[Figure scripts]

........

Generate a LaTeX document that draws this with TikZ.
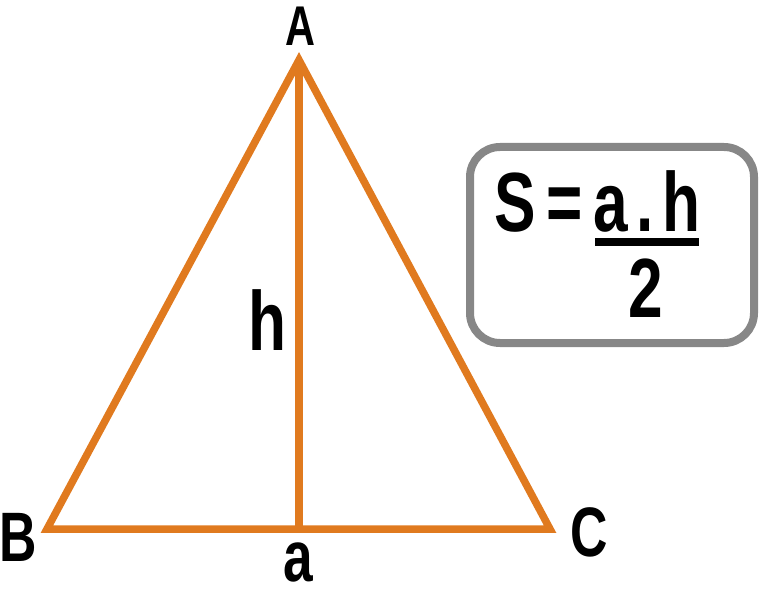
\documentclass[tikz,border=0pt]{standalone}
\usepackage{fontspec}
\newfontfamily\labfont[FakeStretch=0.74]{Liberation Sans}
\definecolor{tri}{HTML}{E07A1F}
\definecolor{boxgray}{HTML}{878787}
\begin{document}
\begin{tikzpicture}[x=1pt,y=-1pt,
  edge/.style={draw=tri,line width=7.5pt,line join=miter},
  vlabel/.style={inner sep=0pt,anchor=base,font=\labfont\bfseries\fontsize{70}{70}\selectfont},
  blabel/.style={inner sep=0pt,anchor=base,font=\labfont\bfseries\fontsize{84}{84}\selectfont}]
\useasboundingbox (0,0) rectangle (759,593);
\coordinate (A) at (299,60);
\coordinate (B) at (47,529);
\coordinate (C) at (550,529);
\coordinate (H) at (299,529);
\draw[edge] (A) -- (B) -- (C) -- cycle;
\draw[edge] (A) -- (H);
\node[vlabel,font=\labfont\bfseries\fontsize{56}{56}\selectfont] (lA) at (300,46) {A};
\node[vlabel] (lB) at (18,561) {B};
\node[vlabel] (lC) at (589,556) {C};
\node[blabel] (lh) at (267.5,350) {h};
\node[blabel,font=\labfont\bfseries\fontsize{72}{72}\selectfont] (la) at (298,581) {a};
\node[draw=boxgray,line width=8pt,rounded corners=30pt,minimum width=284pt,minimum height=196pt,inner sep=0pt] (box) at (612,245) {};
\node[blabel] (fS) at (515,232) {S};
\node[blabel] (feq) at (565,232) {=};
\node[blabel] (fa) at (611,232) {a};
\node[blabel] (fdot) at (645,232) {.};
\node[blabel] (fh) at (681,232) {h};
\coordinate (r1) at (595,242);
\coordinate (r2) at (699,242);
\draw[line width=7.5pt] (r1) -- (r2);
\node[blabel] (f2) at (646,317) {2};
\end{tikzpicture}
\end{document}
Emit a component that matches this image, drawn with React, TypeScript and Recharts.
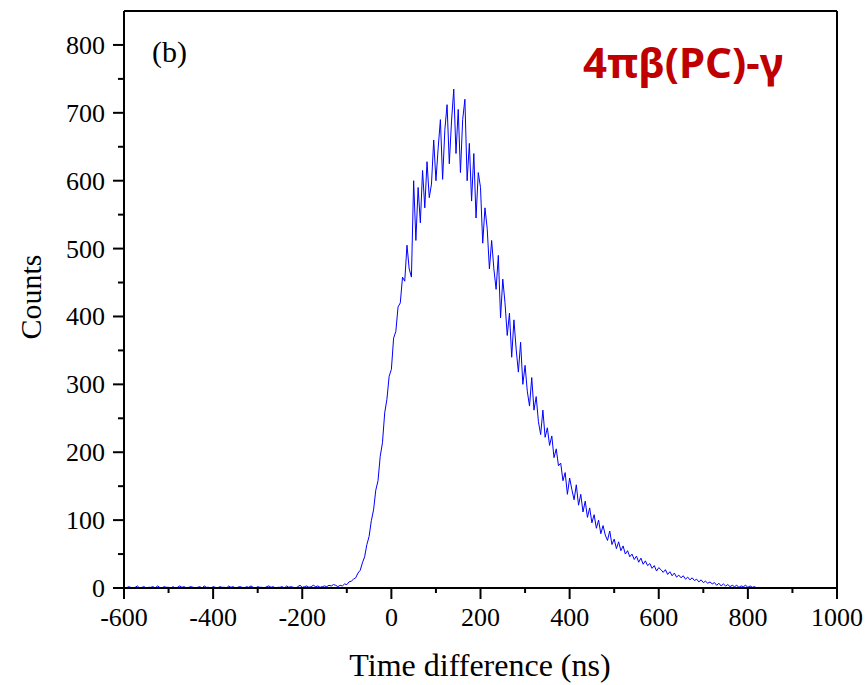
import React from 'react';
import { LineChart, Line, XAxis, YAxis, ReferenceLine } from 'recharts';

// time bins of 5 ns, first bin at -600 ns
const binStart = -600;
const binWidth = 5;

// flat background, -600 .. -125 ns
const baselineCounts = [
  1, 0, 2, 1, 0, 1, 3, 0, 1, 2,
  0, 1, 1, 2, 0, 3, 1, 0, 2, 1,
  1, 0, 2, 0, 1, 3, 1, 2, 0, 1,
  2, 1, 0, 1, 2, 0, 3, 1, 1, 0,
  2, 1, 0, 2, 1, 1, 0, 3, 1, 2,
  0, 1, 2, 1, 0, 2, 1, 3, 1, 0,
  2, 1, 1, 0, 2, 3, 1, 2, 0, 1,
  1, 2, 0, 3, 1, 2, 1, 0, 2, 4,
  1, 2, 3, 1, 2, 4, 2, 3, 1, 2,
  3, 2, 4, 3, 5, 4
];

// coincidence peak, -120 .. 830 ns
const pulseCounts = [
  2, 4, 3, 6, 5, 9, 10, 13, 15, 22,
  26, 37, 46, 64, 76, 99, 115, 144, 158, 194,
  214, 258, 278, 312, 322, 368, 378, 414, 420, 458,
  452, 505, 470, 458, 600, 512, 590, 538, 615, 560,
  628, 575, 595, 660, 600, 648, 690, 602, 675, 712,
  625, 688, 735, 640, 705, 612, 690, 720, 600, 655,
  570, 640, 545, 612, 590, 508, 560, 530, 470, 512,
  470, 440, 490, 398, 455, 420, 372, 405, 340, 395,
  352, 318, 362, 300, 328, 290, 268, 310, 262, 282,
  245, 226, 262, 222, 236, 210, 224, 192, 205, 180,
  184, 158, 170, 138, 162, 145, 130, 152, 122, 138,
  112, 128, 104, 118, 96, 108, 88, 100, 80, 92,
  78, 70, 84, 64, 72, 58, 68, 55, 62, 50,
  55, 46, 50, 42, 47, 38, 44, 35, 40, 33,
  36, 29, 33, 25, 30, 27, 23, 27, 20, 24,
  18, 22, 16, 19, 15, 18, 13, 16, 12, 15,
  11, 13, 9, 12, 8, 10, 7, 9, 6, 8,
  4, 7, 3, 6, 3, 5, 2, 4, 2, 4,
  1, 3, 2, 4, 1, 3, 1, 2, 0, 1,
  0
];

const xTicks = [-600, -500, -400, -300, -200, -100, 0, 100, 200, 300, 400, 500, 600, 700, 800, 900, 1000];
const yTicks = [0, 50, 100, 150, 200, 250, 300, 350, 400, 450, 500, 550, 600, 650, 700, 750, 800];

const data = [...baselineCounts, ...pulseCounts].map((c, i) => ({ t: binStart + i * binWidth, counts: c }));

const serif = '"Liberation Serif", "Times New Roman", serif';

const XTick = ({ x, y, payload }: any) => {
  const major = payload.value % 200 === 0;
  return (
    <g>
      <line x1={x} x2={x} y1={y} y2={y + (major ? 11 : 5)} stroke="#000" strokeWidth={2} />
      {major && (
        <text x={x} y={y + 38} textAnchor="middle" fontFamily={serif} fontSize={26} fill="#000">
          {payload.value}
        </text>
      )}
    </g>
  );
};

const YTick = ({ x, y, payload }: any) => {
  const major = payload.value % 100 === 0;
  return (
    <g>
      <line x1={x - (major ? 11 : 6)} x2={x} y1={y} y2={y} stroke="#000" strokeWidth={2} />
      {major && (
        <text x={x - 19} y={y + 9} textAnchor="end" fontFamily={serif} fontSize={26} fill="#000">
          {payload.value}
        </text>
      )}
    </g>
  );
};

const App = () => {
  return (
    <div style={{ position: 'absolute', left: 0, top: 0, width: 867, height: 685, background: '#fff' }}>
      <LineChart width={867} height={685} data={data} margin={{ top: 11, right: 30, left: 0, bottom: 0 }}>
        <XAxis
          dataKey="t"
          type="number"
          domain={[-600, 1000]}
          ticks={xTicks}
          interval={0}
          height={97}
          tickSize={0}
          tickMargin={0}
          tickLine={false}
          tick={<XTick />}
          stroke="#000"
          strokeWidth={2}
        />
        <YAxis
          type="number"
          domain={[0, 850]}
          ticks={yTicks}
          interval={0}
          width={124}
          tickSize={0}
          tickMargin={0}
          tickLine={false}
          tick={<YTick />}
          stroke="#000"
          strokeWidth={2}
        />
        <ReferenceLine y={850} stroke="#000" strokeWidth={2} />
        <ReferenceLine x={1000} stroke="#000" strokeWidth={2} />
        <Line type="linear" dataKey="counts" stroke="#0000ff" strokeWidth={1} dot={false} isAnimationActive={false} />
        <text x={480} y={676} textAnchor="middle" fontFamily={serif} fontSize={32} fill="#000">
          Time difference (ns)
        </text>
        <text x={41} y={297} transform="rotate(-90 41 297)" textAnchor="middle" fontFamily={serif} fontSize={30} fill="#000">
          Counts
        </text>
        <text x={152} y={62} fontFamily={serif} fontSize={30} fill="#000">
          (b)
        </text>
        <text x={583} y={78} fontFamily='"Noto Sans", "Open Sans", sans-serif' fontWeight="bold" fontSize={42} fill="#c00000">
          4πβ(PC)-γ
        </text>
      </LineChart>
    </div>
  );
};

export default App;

........

> _Problem statement_
Give back the whole listing as it stands, minus its pictures.

> _Result for this task_
Generate a LaTeX document that draws this with TikZ.
\documentclass[tikz,border=0pt]{standalone}
\usepackage{fontspec}
\newfontfamily\labfont[FakeStretch=0.74]{Liberation Sans}
\definecolor{tri}{HTML}{E07A1F}
\definecolor{boxgray}{HTML}{878787}
\begin{document}
\begin{tikzpicture}[x=1pt,y=-1pt,
  edge/.style={draw=tri,line width=7.5pt,line join=miter},
  vlabel/.style={inner sep=0pt,anchor=base,font=\labfont\bfseries\fontsize{70}{70}\selectfont},
  blabel/.style={inner sep=0pt,anchor=base,font=\labfont\bfseries\fontsize{84}{84}\selectfont}]
\useasboundingbox (0,0) rectangle (759,593);
\coordinate (A) at (299,60);
\coordinate (B) at (47,529);
\coordinate (C) at (550,529);
\coordinate (H) at (299,529);
\draw[edge] (A) -- (B) -- (C) -- cycle;
\draw[edge] (A) -- (H);
\node[vlabel,font=\labfont\bfseries\fontsize{56}{56}\selectfont] (lA) at (300,46) {A};
\node[vlabel] (lB) at (18,561) {B};
\node[vlabel] (lC) at (589,556) {C};
\node[blabel] (lh) at (267.5,350) {h};
\node[blabel,font=\labfont\bfseries\fontsize{72}{72}\selectfont] (la) at (298,581) {a};
\node[draw=boxgray,line width=8pt,rounded corners=30pt,minimum width=284pt,minimum height=196pt,inner sep=0pt] (box) at (612,245) {};
\node[blabel] (fS) at (515,232) {S};
\node[blabel] (feq) at (565,232) {=};
\node[blabel] (fa) at (611,232) {a};
\node[blabel] (fdot) at (645,232) {.};
\node[blabel] (fh) at (681,232) {h};
\coordinate (r1) at (595,242);
\coordinate (r2) at (699,242);
\draw[line width=7.5pt] (r1) -- (r2);
\node[blabel] (f2) at (646,317) {2};
\end{tikzpicture}
\end{document}
Emit a component that matches this image, drawn with React, TypeScript and Recharts.
import React from 'react';
import { LineChart, Line, XAxis, YAxis, ReferenceLine } from 'recharts';

// time bins of 5 ns, first bin at -600 ns
const binStart = -600;
const binWidth = 5;

// flat background, -600 .. -125 ns
const baselineCounts = [
  1, 0, 2, 1, 0, 1, 3, 0, 1, 2,
  0, 1, 1, 2, 0, 3, 1, 0, 2, 1,
  1, 0, 2, 0, 1, 3, 1, 2, 0, 1,
  2, 1, 0, 1, 2, 0, 3, 1, 1, 0,
  2, 1, 0, 2, 1, 1, 0, 3, 1, 2,
  0, 1, 2, 1, 0, 2, 1, 3, 1, 0,
  2, 1, 1, 0, 2, 3, 1, 2, 0, 1,
  1, 2, 0, 3, 1, 2, 1, 0, 2, 4,
  1, 2, 3, 1, 2, 4, 2, 3, 1, 2,
  3, 2, 4, 3, 5, 4
];

// coincidence peak, -120 .. 830 ns
const pulseCounts = [
  2, 4, 3, 6, 5, 9, 10, 13, 15, 22,
  26, 37, 46, 64, 76, 99, 115, 144, 158, 194,
  214, 258, 278, 312, 322, 368, 378, 414, 420, 458,
  452, 505, 470, 458, 600, 512, 590, 538, 615, 560,
  628, 575, 595, 660, 600, 648, 690, 602, 675, 712,
  625, 688, 735, 640, 705, 612, 690, 720, 600, 655,
  570, 640, 545, 612, 590, 508, 560, 530, 470, 512,
  470, 440, 490, 398, 455, 420, 372, 405, 340, 395,
  352, 318, 362, 300, 328, 290, 268, 310, 262, 282,
  245, 226, 262, 222, 236, 210, 224, 192, 205, 180,
  184, 158, 170, 138, 162, 145, 130, 152, 122, 138,
  112, 128, 104, 118, 96, 108, 88, 100, 80, 92,
  78, 70, 84, 64, 72, 58, 68, 55, 62, 50,
  55, 46, 50, 42, 47, 38, 44, 35, 40, 33,
  36, 29, 33, 25, 30, 27, 23, 27, 20, 24,
  18, 22, 16, 19, 15, 18, 13, 16, 12, 15,
  11, 13, 9, 12, 8, 10, 7, 9, 6, 8,
  4, 7, 3, 6, 3, 5, 2, 4, 2, 4,
  1, 3, 2, 4, 1, 3, 1, 2, 0, 1,
  0
];

const xTicks = [-600, -500, -400, -300, -200, -100, 0, 100, 200, 300, 400, 500, 600, 700, 800, 900, 1000];
const yTicks = [0, 50, 100, 150, 200, 250, 300, 350, 400, 450, 500, 550, 600, 650, 700, 750, 800];

const data = [...baselineCounts, ...pulseCounts].map((c, i) => ({ t: binStart + i * binWidth, counts: c }));

const serif = '"Liberation Serif", "Times New Roman", serif';

const XTick = ({ x, y, payload }: any) => {
  const major = payload.value % 200 === 0;
  return (
    <g>
      <line x1={x} x2={x} y1={y} y2={y + (major ? 11 : 5)} stroke="#000" strokeWidth={2} />
      {major && (
        <text x={x} y={y + 38} textAnchor="middle" fontFamily={serif} fontSize={26} fill="#000">
          {payload.value}
        </text>
      )}
    </g>
  );
};

const YTick = ({ x, y, payload }: any) => {
  const major = payload.value % 100 === 0;
  return (
    <g>
      <line x1={x - (major ? 11 : 6)} x2={x} y1={y} y2={y} stroke="#000" strokeWidth={2} />
      {major && (
        <text x={x - 19} y={y + 9} textAnchor="end" fontFamily={serif} fontSize={26} fill="#000">
          {payload.value}
        </text>
      )}
    </g>
  );
};

const App = () => {
  return (
    <div style={{ position: 'absolute', left: 0, top: 0, width: 867, height: 685, background: '#fff' }}>
      <LineChart width={867} height={685} data={data} margin={{ top: 11, right: 30, left: 0, bottom: 0 }}>
        <XAxis
          dataKey="t"
          type="number"
          domain={[-600, 1000]}
          ticks={xTicks}
          interval={0}
          height={97}
          tickSize={0}
          tickMargin={0}
          tickLine={false}
          tick={<XTick />}
          stroke="#000"
          strokeWidth={2}
        />
        <YAxis
          type="number"
          domain={[0, 850]}
          ticks={yTicks}
          interval={0}
          width={124}
          tickSize={0}
          tickMargin={0}
          tickLine={false}
          tick={<YTick />}
          stroke="#000"
          strokeWidth={2}
        />
        <ReferenceLine y={850} stroke="#000" strokeWidth={2} />
        <ReferenceLine x={1000} stroke="#000" strokeWidth={2} />
        <Line type="linear" dataKey="counts" stroke="#0000ff" strokeWidth={1} dot={false} isAnimationActive={false} />
        <text x={480} y={676} textAnchor="middle" fontFamily={serif} fontSize={32} fill="#000">
          Time difference (ns)
        </text>
        <text x={41} y={297} transform="rotate(-90 41 297)" textAnchor="middle" fontFamily={serif} fontSize={30} fill="#000">
          Counts
        </text>
        <text x={152} y={62} fontFamily={serif} fontSize={30} fill="#000">
          (b)
        </text>
        <text x={583} y={78} fontFamily='"Noto Sans", "Open Sans", sans-serif' fontWeight="bold" fontSize={42} fill="#c00000">
          4πβ(PC)-γ
        </text>
      </LineChart>
    </div>
  );
};

export default App;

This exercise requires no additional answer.